I’m thinking more about transient connection these days because even now more “settled” in Oakland, these moments still happen: I spent nine days hiking in New Mexico with strangers, then came home. Someone I dated briefly in Mexico came to visit for a week, and then left. As a single woman now, dating itself becomes a consistent exercise in valuing connection even when it does not last: on so many nights, I share something beautiful with a stranger — and then never see them again.

As I get older now, I do find myself craving deeper and deeper intimacy, rather than this collection of intense yet singular moments. When I think about my greatest desires now, the first phrase that comes to mind is “to build.” 

And yet….I still can’t bring myself today to discount transient connection entirely. I still can’t deny its magic, the important role these moments have played — and continue to play — in my life. 

In Buddhism, there is a belief in the impermanence of all things, which means Buddhists technically believe all connection is actually transient. Any brief moment we manage to connect together — share a laugh, resonate with each other’s story, for one second deeply understand each other — is inherently singular, incapable of being replicated. I am not the same person today I will be tomorrow. The people I meet will not be either. We will never be those same two people having that moment again. By tomorrow, everything will have already changed. 

I once told someone that this may be the closest thing to God I ever could describe — me, another person, and a moment when the universe vibrated the same way for both of us, the certainty in that energy of both finding something at exactly the moment we needed it, before tomorrow when it’s gone. 

Seven years ago, I soaked in the last seconds of sunlight in a park in Madrid, giggling with strangers as they strummed their guitar.

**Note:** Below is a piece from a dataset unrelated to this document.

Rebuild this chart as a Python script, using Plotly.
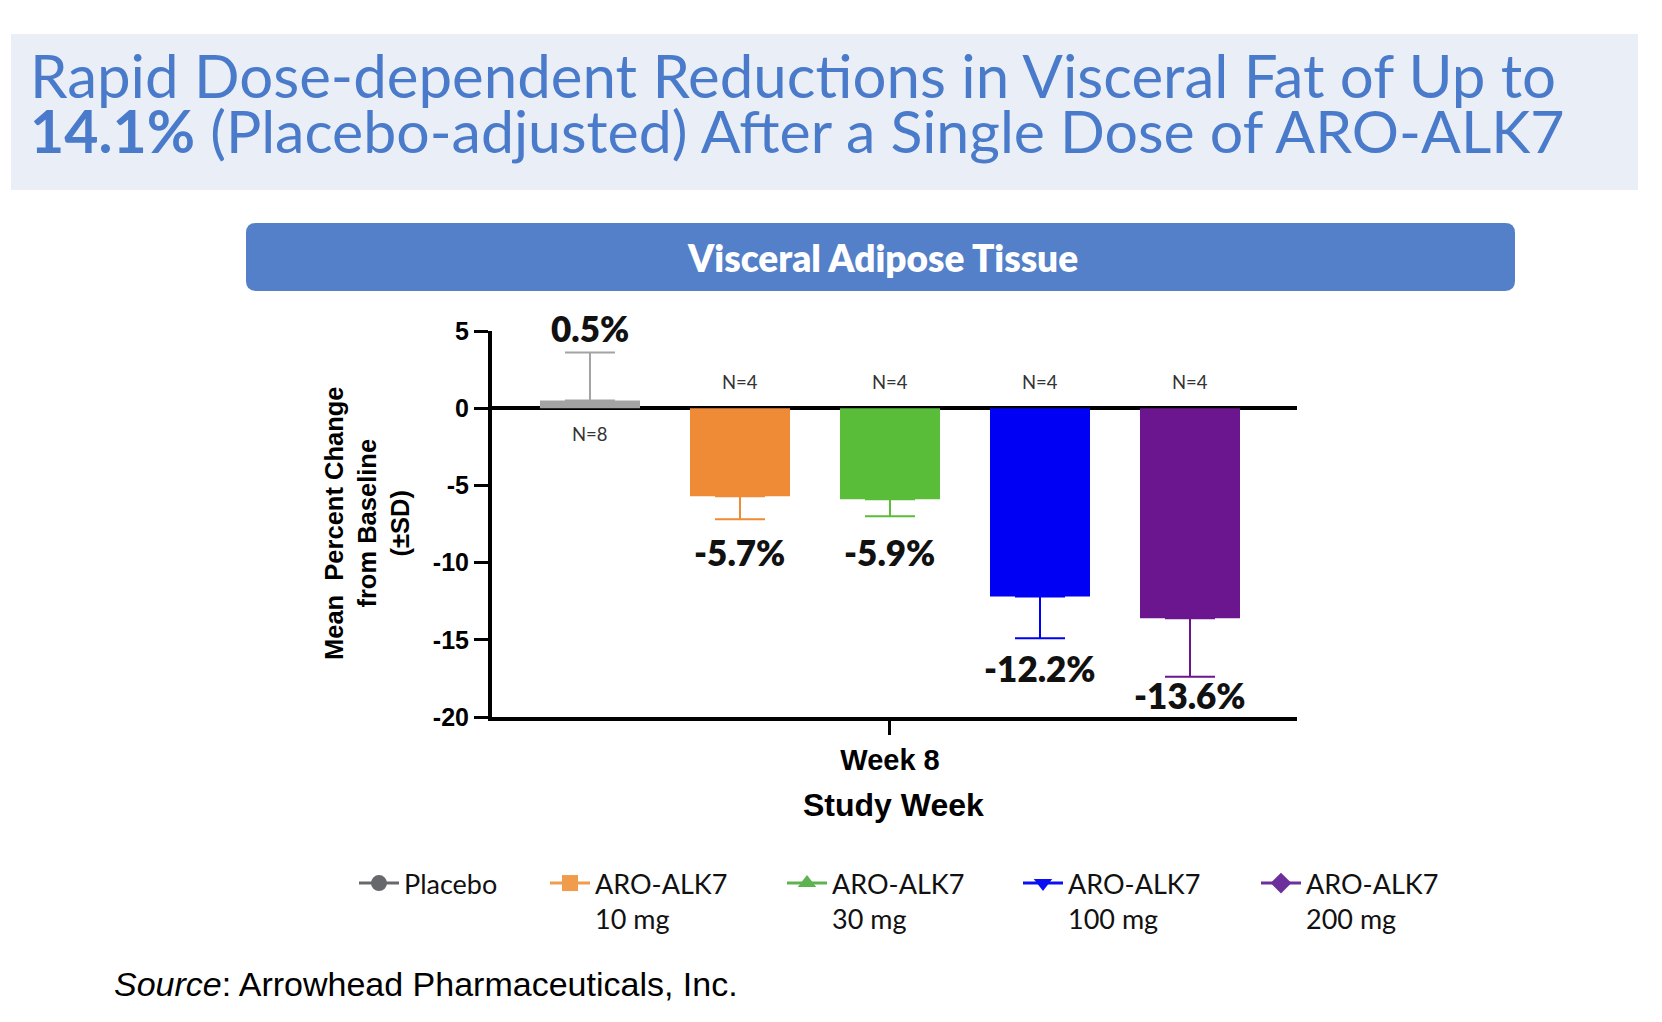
import plotly.graph_objects as go

# ---------------- data ----------------
groups = ["Placebo", "ARO-ALK7 10 mg", "ARO-ALK7 30 mg", "ARO-ALK7 100 mg", "ARO-ALK7 200 mg"]
legend_labels = ["Placebo", "ARO-ALK7<br>10 mg", "ARO-ALK7<br>30 mg", "ARO-ALK7<br>100 mg", "ARO-ALK7<br>200 mg"]
week = ["Week 8"]
means = [0.5, -5.7, -5.9, -12.2, -13.6]
sds = [3.1, 1.5, 1.1, 2.7, 3.8]
n_counts = [8, 4, 4, 4, 4]
value_labels = ["0.5%", "-5.7%", "-5.9%", "-12.2%", "-13.6%"]
y_ticks = [5, 0, -5, -10, -15, -20]

# ---------------- styles ----------------
bar_colors = ["#a3a3a3", "#ef8a36", "#5abd3a", "#0000f5", "#6b168e"]
legend_colors = ["#66686c", "#f09c4c", "#5cb34f", "#0a10f2", "#6c2f9b"]
legend_symbols = ["circle", "square", "triangle-up", "triangle-down", "diamond"]
label_yshift = [25, -33, -36, -30, -18]

W, H = 1662, 1022
PX0, PX1, PY0, PY1 = 492, 1297, 331, 717  # plot area in pixels


def px(xp):
    return (xp - PX0) / (PX1 - PX0)


def py(yp):
    return (PY1 - yp) / (PY1 - PY0)


def rounded_rect(x0, y0, x1, y1, r):
    def P(x, y):
        return f"{px(x):.5f},{py(y):.5f}"
    return (f"M {P(x0 + r, y0)} L {P(x1 - r, y0)} Q {P(x1, y0)} {P(x1, y0 + r)} "
            f"L {P(x1, y1 - r)} Q {P(x1, y1)} {P(x1 - r, y1)} "
            f"L {P(x0 + r, y1)} Q {P(x0, y1)} {P(x0, y1 - r)} "
            f"L {P(x0, y0 + r)} Q {P(x0, y0)} {P(x0 + r, y0)} Z")


fig = go.Figure()

bargap = 0.0683
nb = len(groups)
slot = (1 - bargap) / nb

for i, g in enumerate(groups):
    up = [sds[i]] if means[i] >= 0 else [0]
    down = [0] if means[i] >= 0 else [sds[i]]
    fig.add_trace(go.Bar(
        x=week, y=[means[i]], name=g, showlegend=False,
        marker=dict(color=bar_colors[i], line=dict(width=0)),
        error_y=dict(type="data", symmetric=False, array=up, arrayminus=down,
                     color=bar_colors[i], thickness=2, width=25),
        hoverinfo="skip",
    ))

# legend-only traces, one legend each
legend_text_x = [408, 599, 836, 1072, 1310]
legend_ids = ["legend", "legend2", "legend3", "legend4", "legend5"]
for i, g in enumerate(groups):
    fig.add_trace(go.Scatter(
        x=[None], y=[None], mode="lines+markers", name=legend_labels[i],
        line=dict(color=legend_colors[i], width=3),
        marker=dict(color=legend_colors[i], symbol=legend_symbols[i], size=16),
        legend=legend_ids[i], showlegend=True,
    ))

legend_layouts = {}
for i, lid in enumerate(legend_ids):
    legend_layouts[lid] = dict(
        x=px(legend_text_x[i] - 54), y=py(859), xanchor="left", yanchor="top",
        bgcolor="rgba(0,0,0,0)", borderwidth=0, valign="top",
        font=dict(family="Lato", size=27, color="#111111"),
        itemwidth=40, tracegroupgap=0,
    )

annotations = []
for i in range(nb):
    xc = (i - (nb - 1) / 2) * slot
    yend = means[i] + sds[i] if means[i] >= 0 else means[i] - sds[i]
    annotations.append(dict(
        x=xc, y=yend, xref="x", yref="y", text=value_labels[i],
        showarrow=False, yshift=label_yshift[i], yanchor="middle",
        font=dict(family="Lato", size=35, color="#111111", weight=800),
    ))
    annotations.append(dict(
        x=xc, y=0, xref="x", yref="y", text=f"N={n_counts[i]}",
        showarrow=False, yshift=(-26 if means[i] >= 0 else 26), yanchor="middle",
        font=dict(family="Lato", size=18.5, color="#333333"),
    ))

annotations += [
    dict(x=px(28), y=py(75), xref="paper", yref="paper", xanchor="left", yanchor="middle",
         text="Rapid Dose-dependent Reductions in Visceral Fat of Up to", showarrow=False,
         font=dict(family="Lato", size=60, color="#4a7bcb")),
    dict(x=px(28), y=py(131), xref="paper", yref="paper", xanchor="left", yanchor="middle",
         text="<b>14.1%</b> (Placebo-adjusted) After a Single Dose of ARO-ALK7", showarrow=False,
         font=dict(family="Lato", size=59, color="#4a7bcb")),
    dict(x=px(882), y=py(257), xref="paper", yref="paper", xanchor="center", yanchor="middle",
         text="Visceral Adipose Tissue", showarrow=False,
         font=dict(family="Lato", size=37, color="#ffffff", weight=800)),
    dict(x=px(367), y=py(523), xref="paper", yref="paper", xanchor="center", yanchor="middle",
         text="Mean  Percent Change<br>from Baseline<br>(±SD)", showarrow=False, textangle=-90,
         font=dict(family="Liberation Sans", size=25.5, color="#000000", weight=700)),
    dict(x=px(893), y=py(805), xref="paper", yref="paper", xanchor="center", yanchor="middle",
         text="Study Week", showarrow=False,
         font=dict(family="Liberation Sans", size=32, color="#000000", weight=700)),
    dict(x=px(112), y=py(984), xref="paper", yref="paper", xanchor="left", yanchor="middle",
         text="<i>Source</i>: Arrowhead Pharmaceuticals, Inc.", showarrow=False,
         font=dict(family="Liberation Sans", size=34, color="#000000")),
]

shapes = [
    dict(type="rect", xref="paper", yref="paper", x0=px(11), x1=px(1638), y0=py(34), y1=py(190),
         fillcolor="#eaeef6", line=dict(width=0), layer="below"),
    dict(type="path", xref="paper", yref="paper", path=rounded_rect(246, 223, 1515, 291, 10),
         fillcolor="#5380c8", line=dict(width=0), layer="below"),
]

fig.update_layout(
    width=W, height=H,
    margin=dict(l=PX0, r=W - PX1, t=PY0, b=H - PY1, pad=0),
    paper_bgcolor="#ffffff", plot_bgcolor="#ffffff",
    barmode="group", bargap=bargap, bargroupgap=1 / 3,
    annotations=annotations, shapes=shapes,
    showlegend=True,
    **legend_layouts,
)

fig.update_xaxes(
    type="category", range=[-0.4944, 0.5056], showgrid=False, zeroline=False,
    showline=True, linecolor="#000000", linewidth=4,
    ticks="outside", ticklen=14, tickwidth=3, tickcolor="#000000",
    tickfont=dict(family="Liberation Sans", size=29, color="#000000", weight=700),
)
fig.update_yaxes(
    range=[-20, 5], tickvals=y_ticks, ticktext=[str(v) for v in y_ticks], showgrid=False,
    zeroline=True, zerolinecolor="#000000", zerolinewidth=4,
    showline=True, linecolor="#000000", linewidth=4,
    ticks="outside", ticklen=14, tickwidth=3, tickcolor="#000000",
    tickfont=dict(family="Liberation Sans", size=25, color="#000000", weight=700),
    layer="above traces",
)

fig.write_html("out.html", config={"displayModeBar": False},
               post_script="document.body.style.margin='0';")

Two months ago, I camped by a river listening to women of color share stories of their families — stories that, for the first time, resembled my own. In April, I spent an afternoon letting a woman run her fingers through my hair, as we lay in my backyard, beneath the tree that had just sprouted leaves again for Spring.We will never be those same people again — laughing, listening, laying, understanding each other. This was our precious moment, our parenthesis in eternity, our few gifted seconds vibrating with the universe — a brief magic I still feel grateful for every time it comes.